Like the previous volumes there’s a story to be told in the evolution of electronic music. The move from punk to electro-pop is probably the biggest part of this and on this compilation this is represented by New Order, probably the most successful act to make this transition.
The band’s excellent ‘Your Silent Face’ from their second album Power, Corruption, Lies features here. This is a wise choice of track, among their most electronic as the band’s trademark five string bass is replaced by keyboards. While Blue Monday would have been the obvious choice to represent the band during this time, it is welcome that this relatively little known track is given the praise it deserves. Its inclusion makes this compilation far more interesting than other more mainstream compilations looking at this era.

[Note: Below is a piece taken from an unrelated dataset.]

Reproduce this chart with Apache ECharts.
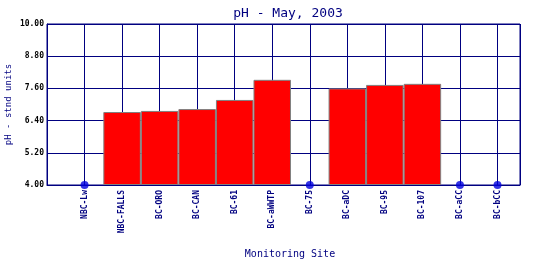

The global movement of electro-pop is also represented, through Belgium’s Front 242, Denmark’s Laid Back and Germany’s Xmal Deutschland. As well as Liquid Liquid, New York’s scene is further represented by Jonzun Crew and Special Request.
It’s not all good. It was after all the early 1980s, an era of ludicrous quiffs and shoulder pads. Among the embarrassing is Neon Judgement’s ‘Fashion Party’ and the casio keyboard basic electronica of John Carpenter’s ‘The End’ and ‘Salsa Smurf’ by Special Request.
There’s also a track that on first listen fits into this category of shame, but over time I’ve grown to love. Anne Clarke’s ‘Sleeper in Metropolis’ sounds like the rant of a student about ‘the system’, but dig deeper and its a harrowing if dated account of urban life.
The album ends perfectly with Cocteau Twin’s ‘Sugar Hiccup’, a track I haven’t heard for years, seemingly about burping while eating Cheerios, although the exact lyrics are open to debate.